Los que vivimos la transición política en
la universidad sabemos lo difícil que fue hasta que la Constitución de 1978 iluminó
el panorama. El un curso fue imposible disfrutar de cinco días seguidos de
clase. Los estudiantes pensaban que les correspondía a ellos solucionar todos
los problemas de la humanidad con la misma receta: huelgas. Los profesores (en
particular, los “penenes”) se instalaron en la huelga permanente. Sabían que,
siendo ilegal cualquier huelga, nadie se atrevería a reducirles el sueldo.
La Constitución de 1978 reconoció el
derecho de huelga y la hizo suficientemente gravosa para asegurar su seriedad.
Cada hora no trabajada descontaba. ¡Sorpresa!, se acabó la epidemia de huelgas.
Los problemas siguieron, por supuesto, pero la mayoría de la gente comprendió
que habían de resolverse siguiendo los cauces del Estado democrático de
Derecho.
En el inicio del curso actual tuve la
impresión de que volvíamos al régimen preconstitucional. En septiembre, un
puñado de extremistas, que no representaban para nada a la sociedad española (mucho
menos a la palestina), se amotinaron para reventar la Vuelta ciclista. En
octubre, los sindicatos convocaron paros de baja intensidad que se convertirían
en huelgas generales si lograban implicar al transporte. El comunicado sindical rezaba: “buscamos una redistribución del gasto público en
favor de los trabajadores y de las trabajadoras, y luchamos contra el auge de
la inversión pública en partidas destinadas a la defensa y a la militarización”.

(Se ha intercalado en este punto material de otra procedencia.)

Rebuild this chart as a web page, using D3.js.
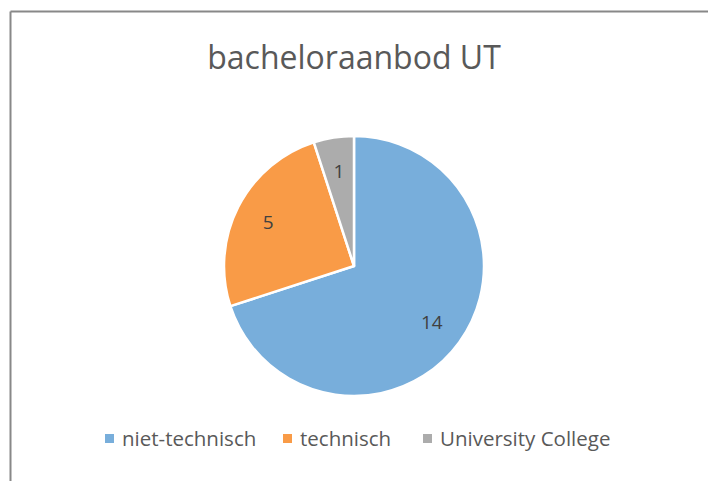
<!DOCTYPE html>
<html>
<head>
<meta charset="utf-8">
<script src="https://cdn.jsdelivr.net/npm/d3@7"></script>
<style>
  html, body { margin: 0; padding: 0; background: #fff; }
  svg { display: block; font-family: "Open Sans", "Noto Sans", sans-serif; }
</style>
</head>
<body>
<svg id="chart" width="708" height="481"></svg>
<script>
const title = "bacheloraanbod UT";
const categories = ["niet-technisch", "technisch", "University College"];
const values = [14, 5, 1];
const colors = ["#78AEDB", "#F99B47", "#ACACAC"];

const svg = d3.select("#chart");

// chart frame (only top and left edges visible in the crop)
svg.append("line").attr("x1", 10.5).attr("y1", 11.5).attr("x2", 708).attr("y2", 11.5)
  .attr("stroke", "#888", "").attr("stroke-width", 2);
svg.append("line").attr("x1", 10.5).attr("y1", 11.5).attr("x2", 10.5).attr("y2", 481)
  .attr("stroke", "#888").attr("stroke-width", 2);

svg.append("text")
  .attr("x", 354).attr("y", 69)
  .attr("text-anchor", "middle")
  .attr("font-size", 32)
  .attr("fill", "#595959")
  .text(title);

const cx = 354, cy = 266, r = 130;
const pie = d3.pie().sort(null).value(d => d)(values);
const arc = d3.arc().innerRadius(0).outerRadius(r);
const labelArc = d3.arc().innerRadius(r * 0.74).outerRadius(r * 0.74);

const g = svg.append("g").attr("transform", `translate(${cx},${cy})`);
g.selectAll("path.slice").data(pie).join("path")
  .attr("class", "slice")
  .attr("d", arc)
  .attr("fill", (d, i) => colors[i])
  .attr("stroke", "#fff")
  .attr("stroke-width", 2.5)
  .attr("stroke-linejoin", "round");

g.selectAll("text.lbl").data(pie).join("text")
  .attr("class", "lbl")
  .attr("transform", d => `translate(${labelArc.centroid(d)})`)
  .attr("text-anchor", "middle")
  .attr("dy", "0.35em")
  .attr("font-size", 19)
  .attr("fill", "#404040")
  .text(d => d.data);

// legend
const legendX = [105, 283, 423];
const lg = svg.append("g");
categories.forEach((c, i) => {
  lg.append("rect").attr("x", legendX[i]).attr("y", 434).attr("width", 9).attr("height", 9)
    .attr("fill", colors[i]);
  lg.append("text").attr("x", legendX[i] + 17).attr("y", 446)
    .attr("font-size", 20.5).attr("fill", "#595959").text(c);
});
</script>
</body>
</html>
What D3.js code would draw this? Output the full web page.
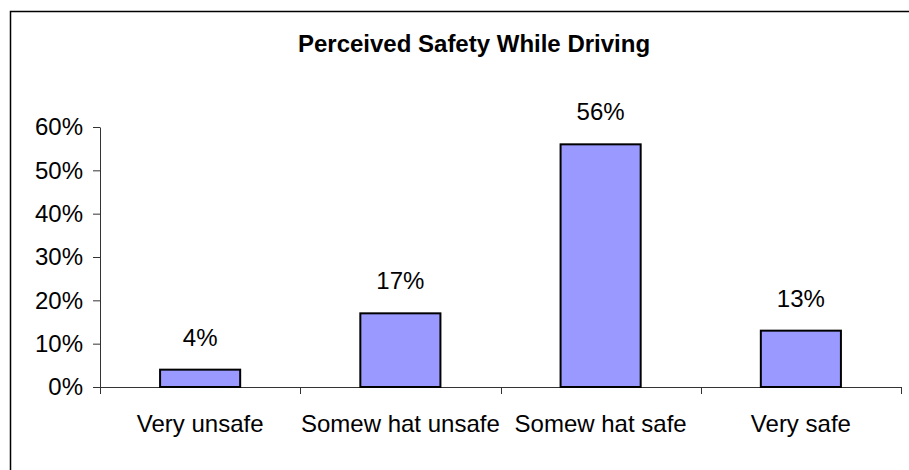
<!DOCTYPE html>
<html>
<head>
<meta charset="utf-8">
<script src="https://cdn.jsdelivr.net/npm/d3@7"></script>
<style>
  body { margin: 0; background: #fff; }
  text { font-family: "Liberation Sans", Arial, sans-serif; fill: #000; }
</style>
</head>
<body>
<script>
const w = 909;
const h = 470;

// data
const categories = ["Very unsafe", "Somew hat unsafe", "Somew hat safe", "Very safe"];
const values = [0.04, 0.17, 0.56, 0.13];
const yTicks = [0, 0.1, 0.2, 0.3, 0.4, 0.5, 0.6];
const title = "Perceived Safety While Driving";

let svg = d3.select("body")
    .append("svg")
        .attr("width", w)
        .attr("height", h);

// outer chart border (runs off the right/bottom edge)
svg.append("rect")
    .attr("x", 10.5)
    .attr("y", 11.5)
    .attr("width", 940)
    .attr("height", 500)
    .attr("fill", "none")
    .attr("stroke", "#000")
    .attr("stroke-width", 1.5);

let x = d3.scaleBand()
    .domain(categories)
    .range([100, 901]);

let y = d3.scaleLinear()
    .domain([0, 0.6])
    .range([387, 127]);

// title
svg.append("text")
    .attr("x", 474)
    .attr("y", 52)
    .attr("text-anchor", "middle")
    .attr("font-size", 24)
    .attr("font-weight", "bold")
    .text(title);

// y axis
let yAxis = svg.append("g")
    .attr("transform", "translate(100,0)")
    .call(d3.axisLeft(y)
        .tickValues(yTicks)
        .tickFormat(d3.format(".0%"))
        .tickSize(7)
        .tickSizeOuter(0)
        .tickPadding(10));
yAxis.select(".domain").attr("stroke", "#333");
yAxis.selectAll(".tick line").attr("stroke", "#333");
yAxis.selectAll("text")
    .attr("font-size", 24)
    .attr("font-family", "Liberation Sans, Arial, sans-serif")
    .attr("fill", "#000");

// x axis: line plus ticks at the category boundaries
let xg = svg.append("g");
xg.append("line")
    .attr("x1", x.range()[0])
    .attr("x2", x.range()[1])
    .attr("y1", y(0) + 0.5)
    .attr("y2", y(0) + 0.5)
    .attr("stroke", "#333");
let edges = categories.map(c => x(c)).concat([x.range()[1]]);
xg.selectAll(".edge")
    .data(edges)
    .enter()
    .append("line")
    .attr("class", "edge")
    .attr("x1", d => Math.round(d) + 0.5)
    .attr("x2", d => Math.round(d) + 0.5)
    .attr("y1", y(0))
    .attr("y2", y(0) + 7)
    .attr("stroke", "#333");
xg.selectAll(".cat")
    .data(categories)
    .enter()
    .append("text")
    .attr("class", "cat")
    .attr("x", d => x(d) + x.bandwidth() / 2)
    .attr("y", y(0) + 45)
    .attr("text-anchor", "middle")
    .attr("font-size", 24)
    .text(d => d);

// bars
const barW = x.bandwidth() * 0.4;
svg.selectAll(".bar")
    .data(values)
    .enter()
    .append("rect")
    .attr("class", "bar")
    .attr("x", (d, i) => x(categories[i]) + (x.bandwidth() - barW) / 2)
    .attr("y", d => y(d))
    .attr("width", barW)
    .attr("height", d => y(0) - y(d))
    .attr("fill", "#9999FF")
    .attr("stroke", "#000")
    .attr("stroke-width", 2);

// value labels
svg.selectAll(".val")
    .data(values)
    .enter()
    .append("text")
    .attr("class", "val")
    .attr("x", (d, i) => x(categories[i]) + x.bandwidth() / 2)
    .attr("y", d => y(d) - 24)
    .attr("text-anchor", "middle")
    .attr("font-size", 24)
    .text(d => d3.format(".0%")(d));
</script>
</body>
</html>
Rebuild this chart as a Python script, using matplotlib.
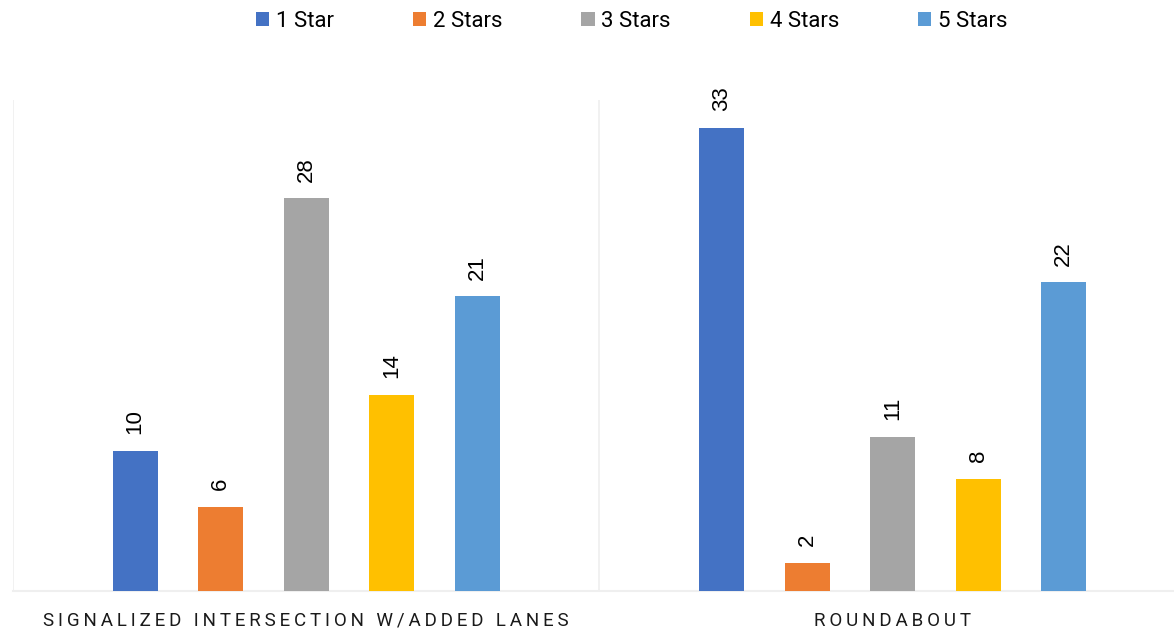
import numpy as np
import matplotlib.pyplot as plt

categories = ["SIGNALIZED INTERSECTION W/ADDED LANES", "ROUNDABOUT"]
series = ["1 Star", "2 Stars", "3 Stars", "4 Stars", "5 Stars"]
values = {
    "1 Star": [10, 33],
    "2 Stars": [6, 2],
    "3 Stars": [28, 11],
    "4 Stars": [14, 8],
    "5 Stars": [21, 22],
}
colors = ["#4472C4", "#ED7D31", "#A5A5A5", "#FFC000", "#5B9BD5"]

plt.rcParams["font.family"] = ["Roboto", "DejaVu Sans"]


def spaced(s):
    # widen letter spacing for the category captions
    return "\u2009".join(s)


fig = plt.figure(figsize=(11.74, 6.30), dpi=100)
ax = fig.add_axes([13 / 1174, 1 - 591 / 630, 1 - 13 / 1174, (591 - 100) / 630])

x = np.arange(len(categories))
width = 45 / 586.5
step = 85.5 / 586.5
for i, name in enumerate(series):
    pos = x + (i - 2) * step
    bars = ax.bar(pos, values[name], width=width, color=colors[i], label=name, zorder=3)
    for b, v in zip(bars, values[name]):
        ax.annotate(str(v), (b.get_x() + b.get_width() / 2, v),
                    xytext=(0, 12), textcoords="offset points",
                    ha="center", va="bottom", rotation=90,
                    fontsize=16, family=["Liberation Sans", "DejaVu Sans"], color="#000000")

ax.set_xlim(-0.5, -0.5 + (1174 - 13) / 586.5)
ax.set_ylim(0, 35)

for b in [-0.5, 0.5, 1.5]:
    ax.axvline(b, color="#EFEFEF", lw=1.2, zorder=1)
for s in ["top", "right", "left"]:
    ax.spines[s].set_visible(False)
ax.spines["bottom"].set_color("#EFEFEF")
ax.spines["bottom"].set_linewidth(1.5)

ax.set_yticks([])
ax.set_xticks(x)
ax.set_xticklabels([spaced(c) for c in categories], fontsize=13.5, color="#1a1a1a")
ax.tick_params(axis="x", length=0, pad=15)

fig.legend(loc="upper center", bbox_to_anchor=(0.538, 1.014), ncol=5, frameon=False,
           fontsize=16, handlelength=0.6, handleheight=0.6, handletextpad=0.3,
           columnspacing=3.55)

fig.savefig("out.png", dpi=100)
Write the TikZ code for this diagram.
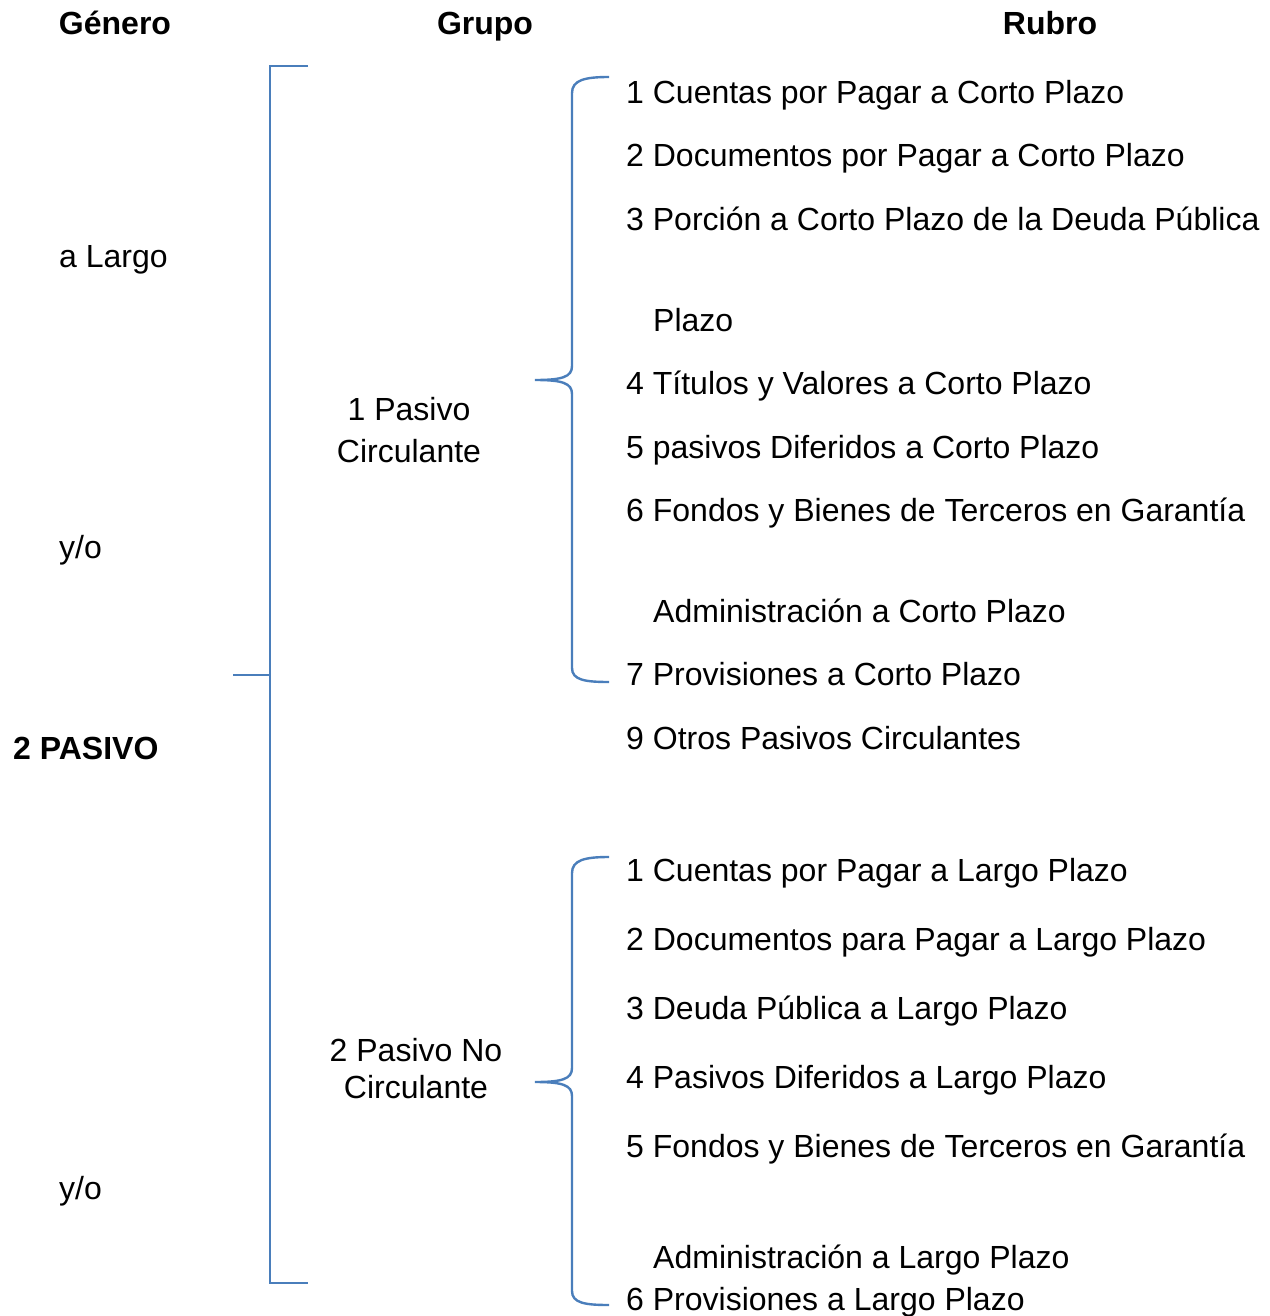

¿Alguno de los que se cruzaron de brazos sabría interpretar esta frase? ¿Alguno de los huelguistas asumió la reducción del sueldo
por las horas no trabajadas?
Me desvelé. Era como si
volviéramos a los años preconstitucionales, donde no había un estado
democrático de derecho, ni democracia, ni nadie asumía responsabilidad personal
del deterioro de la convivencia social.